O que diz a Comlurb?
De acordo com a Comlurb, entre 2012 e fevereiro de 2018, foram instaladas 64.616 papeleiras em toda a cidade do Rio de Janeiro. Desse total, cerca de 13.000 se perderam em função dos atos de vandalismo. Em algumas áreas, as perdas por roubos e furtos alcançam até 25%. Aproximadamente 17.000 lixeiras também foram retiradas das ruas por outros motivos, sendo 18% devido os furtos, entre 9% e 10% por mau estado e 72% sofreram desgaste natural. A Companhia afirma que trabalha com estimativas e percentuais.
Ainda segundo a Comlurb, durabilidade das chamdas papeleiras é de até 5 anos. Mas para isso é preciso eu haja a limpeza, a manutenção e o cuidado da população. A empresa reforça que elas são destinadas apenas para pequenos resíduos. Por isso, se receberem lixo domiciliar, caixas ou sofrerem uso de força para inclusão de objetos grandes, a durabilidade cai.
A empresa destaca que os catadores informais e a população em situação de rua também são responsáveis por boa parte dessa destruição, pois ao remexer no equipamento em busca de materiais potencialmente recicláveis para vender danificam os objetos. Atualmente, restam cerca de 30.000 papeleiras no município.. Desse modo, quando elas estão muito danificadas e sem chance de conserto, acabam sendo retiradas e entram na programação para reposição.
O material é transformado em sucata. A cuba é reaproveitada na Fábrica Aleixo Gari, em Campo Grande, e transformada em papão, uma pá em tamanho maior utilizada no trabalho de limpeza. A Comlurb ainda informa que os furtos acontecem em quase toda a cidade. Há registros generalizados em locais como Ipanema, na Zona Sul. No Méier, na Zona Norte e muitos casos na Avenida Brasil e no Centro da cidade.

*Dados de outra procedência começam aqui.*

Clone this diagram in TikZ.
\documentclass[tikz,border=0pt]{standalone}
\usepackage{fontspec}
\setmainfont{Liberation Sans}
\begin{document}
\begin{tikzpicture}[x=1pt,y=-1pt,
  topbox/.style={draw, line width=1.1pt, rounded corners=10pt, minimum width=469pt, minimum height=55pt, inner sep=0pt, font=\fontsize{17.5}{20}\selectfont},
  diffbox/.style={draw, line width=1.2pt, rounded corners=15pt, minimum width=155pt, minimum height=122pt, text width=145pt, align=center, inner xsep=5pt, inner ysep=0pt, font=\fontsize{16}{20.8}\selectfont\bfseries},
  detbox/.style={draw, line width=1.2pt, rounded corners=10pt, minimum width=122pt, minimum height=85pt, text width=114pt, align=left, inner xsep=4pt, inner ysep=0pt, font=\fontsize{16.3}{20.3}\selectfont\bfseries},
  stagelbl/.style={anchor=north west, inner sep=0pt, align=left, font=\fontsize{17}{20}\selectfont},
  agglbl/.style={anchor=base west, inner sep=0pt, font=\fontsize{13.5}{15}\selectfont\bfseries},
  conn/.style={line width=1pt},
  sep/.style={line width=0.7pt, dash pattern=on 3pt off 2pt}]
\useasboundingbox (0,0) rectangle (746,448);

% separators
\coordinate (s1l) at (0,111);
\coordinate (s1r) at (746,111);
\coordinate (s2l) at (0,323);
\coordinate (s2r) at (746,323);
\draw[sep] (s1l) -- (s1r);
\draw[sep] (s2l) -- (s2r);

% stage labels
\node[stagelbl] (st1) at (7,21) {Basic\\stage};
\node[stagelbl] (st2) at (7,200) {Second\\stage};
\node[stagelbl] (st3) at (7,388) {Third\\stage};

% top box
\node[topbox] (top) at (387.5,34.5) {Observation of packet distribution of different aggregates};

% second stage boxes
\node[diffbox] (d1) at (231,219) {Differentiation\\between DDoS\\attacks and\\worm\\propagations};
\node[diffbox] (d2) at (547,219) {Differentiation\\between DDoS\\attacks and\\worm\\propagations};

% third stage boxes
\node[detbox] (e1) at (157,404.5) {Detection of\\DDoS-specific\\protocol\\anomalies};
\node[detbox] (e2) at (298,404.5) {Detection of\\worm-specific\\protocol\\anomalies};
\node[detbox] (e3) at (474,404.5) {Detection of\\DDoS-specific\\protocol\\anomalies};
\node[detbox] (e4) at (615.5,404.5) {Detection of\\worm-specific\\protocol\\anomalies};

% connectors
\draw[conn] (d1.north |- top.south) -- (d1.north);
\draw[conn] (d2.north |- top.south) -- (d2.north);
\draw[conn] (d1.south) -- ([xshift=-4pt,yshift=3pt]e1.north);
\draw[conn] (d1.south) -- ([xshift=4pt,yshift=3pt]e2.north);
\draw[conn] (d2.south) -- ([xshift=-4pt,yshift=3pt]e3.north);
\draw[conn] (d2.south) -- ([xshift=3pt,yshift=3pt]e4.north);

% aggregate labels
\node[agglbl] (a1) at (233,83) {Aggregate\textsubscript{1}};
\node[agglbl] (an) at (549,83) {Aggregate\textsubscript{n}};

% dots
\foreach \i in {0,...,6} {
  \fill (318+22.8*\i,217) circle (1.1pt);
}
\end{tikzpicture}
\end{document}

A Companhia está em processo de licitação para a compra de mais 10.000 papeleiras para repor as perdas que estão sendo sentidas em regiões. Cada uma, custa em torno de R$ 70. No entanto, ela alerta que é preciso que os usuários respeitem mais o patrimônio público, não só por questão de educação, mas também porque a sua destruição gera gastos para os próprios usuários.
A média de instalações é de 10.000 unidades por ano, entre reposições, trocas e novos pontos. Para reduzir perdas futuras, a Companhia realizou novos estudos e os próximos equipamentos terão modelos um pouco diferentes, com mudanças nas especificações que os tornam mais resistentes e dificultam a abertura sem chave.
A Comlurb relembra que a disposição das lixeiras respeita um planejamento e os estudos realizados por técnicos. Por tal motivo, elas ficam concentradas em locais com maior fluxo de pedestres, pontos de ônibus, táxi, centros comerciais, ruas movimentadas etc. Nos bairros residenciais, a colocação segue outro padrão, de acordo com o planejamento operacional adequado para cada área.